Parable of the Talents

Octavia Butler, 1998

Summary

The novel continues the story of Parable of the Sower but introduces an additional framing narrative of Lauren Olamina’s daughter reflecting back on her mother’s diary entries. Additionally, there are entries from Lauren’s husband, Bankole, and Lauren’s brother, Marcus.

Things begin five years after the previous novel ends, with everyone settled in the first Earthseed community, Acorn. The population has grown and the settlement is transitioning from surviving to thriving. Olamina and Bankole are also trying to have a daughter. One day, when trying to find the sisters of a child that was rescued, Olamina finds her brother, Marcus, being sold as a slave in a local settlement. She rescues him and brings him back to Acorn. Eventually, he recounts his story to his sister, mentioning that he was a preacher before he was captured and enslaved. Finding the allure of preaching too persistent, he wants to preach at the next Earthseed Gathering. Olamina cautions that this isn’t a dictatorial pulpit but rather a discussion, and his ideas and sermon would be subject to questions. Marcus proceeds to preach anyway, lecturing the congregation on the unchanging nature of God. Of course, Earthseed’s God is change, and this leads to a substantial amount of questions from those in attendance. Marcus loses the thread of the sermon, and he departs Acorn a few days later in order to make his own way.

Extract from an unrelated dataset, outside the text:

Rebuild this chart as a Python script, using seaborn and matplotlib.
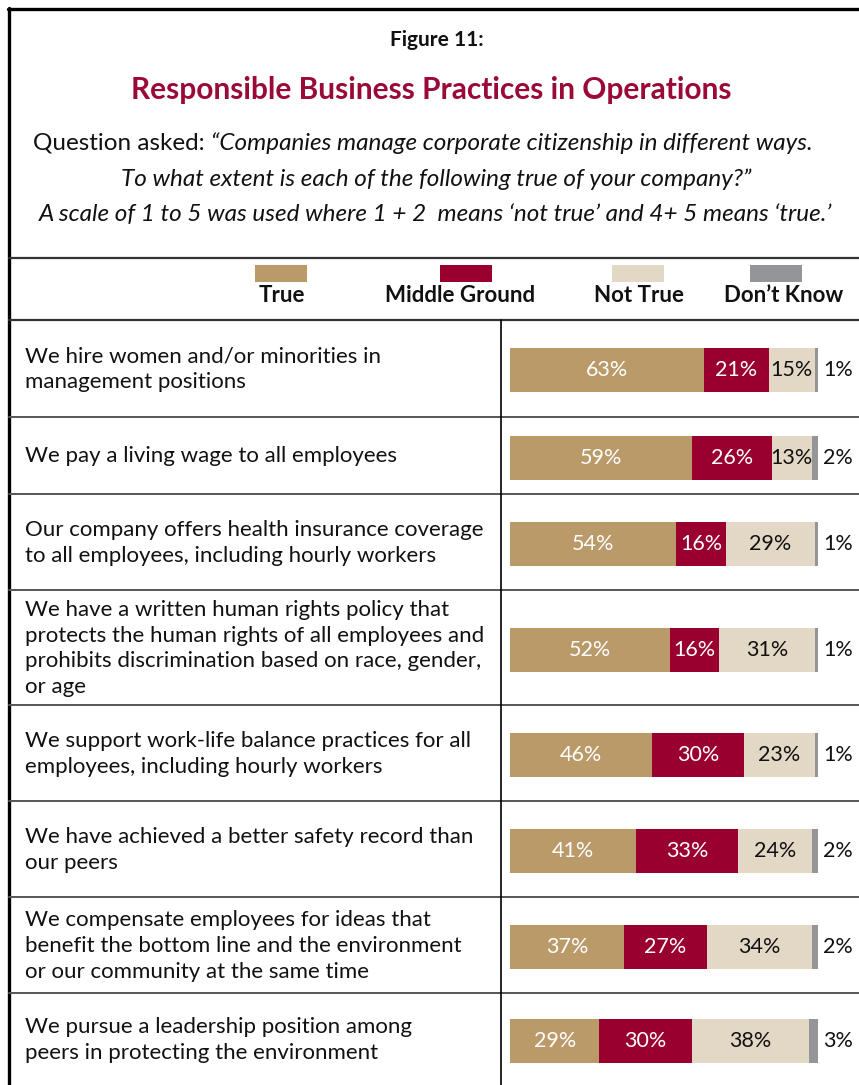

Meanwhile, Christian demagogue Jarret, who wants to Make America Great Again, has been elected the next president of the United States. As bad as he is, his followers, the Crusaders, are worse. Eventually, these Crusaders show up to Acorn and enslave everyone while removing all the children to send to new Christian homes in lieu of being raised by heathens. Amongst these children are Olamina and Bankole’s new daughter. Bankole dies in the initial attack, leaving Olamina alone. She and the residents of Acorn endure nearly two years of “re-education”, brutal slavery at the hands of these Crusaders. Eventually, a landslide destroys the central control unit for all the enslavement collars, allowing the residents of Acorn to slay their captors and escape.

Olamina then begins to search for her lost daughter, who could be anywhere. In her search, she stumbles upon her brother, Marcus, preaching at a Christian American shelter. She confronts him, asking him if he knew what his brethren, the Christian American Crusaders, have done. He plays coy, eventually disappearing from the shelter to another state before Olamina can question him again. Olamina, still trying to find her daughter, decides it’s time to start Earthseed in earnest, looking for teachers to go out and spread the word.

The narrative eventually cuts to Olamina’s daughter, who is going to meet her mother for the first time. Her mother is 58 at this point, and Earthseed is wildly prosperous. Olamina’s daughter has met her Uncle Marcus, and is in fact staying at his house as he paid for her to go through college and then graduate school. The meeting between Larkin, Olamina’s daughter, and Olamina, does not go well. Marcus has firmly stolen Larkin from Olamina. The novel ends with Olamina, 81, watching as the first Earthseed colonists depart to outer space, to the destiny Earthseed always promised amongst the stars.

Thoughts

This novel is a richer tale than the first, building on the world Butler has sketched. The plot still revolves around Olamina but adds in her daughter and brother as well. It’s hard not to feel the same compulsion towards Olamina as other characters do. This story is so many things, but first and foremost it is a story of betrayal, of a brother’s betrayal of his sister, of a mother’s betrayal of her daughter. We as readers are left to sift the wreckage, forced to side with mother over daughter or brother over sister. It is a cautionary tale, an ecological warning, an elegy, a creation story.

The mythos of this world is nearly indistinguishable from ours; Butler’s Make America Great Again demagogue might be more elegant, and more handsome, but this world would pass for ours. Butler narrows the focus to two zealots and their followers, one espousing a story of creation, of destiny, of love, the other, a story of destruction, of division, of hatred, but nonetheless the book makes a distinction for the effects of faith as a tool for the wielder. Humans are capable of great kindness and great destruction, but also great apathy, and great mental pliability on when to exercise any of the above.

Having read this book, Butler’s language is like everything in the world she has created – built for utility and effect. Her metaphors are not flights of fancy, her characterization sparse and understated. Much of the action happens via dialogue, or is reported after the event. Her central metaphor, the Parable of Talents, positions this book as a parable, a cautionary tale that says it matters what we do with the gifts we are given, even if that gift is one of manipulation. Manipulation isn’t a purely negative conduit of human interaction on a human scale, but it can destroy everything immediately around us. But when the world is on the brink, those gifts might be better given to the world rather than buried in the dirt of your own personal life. It’s just a shame Butler couldn’t continue giving and finish this trilogy before her death.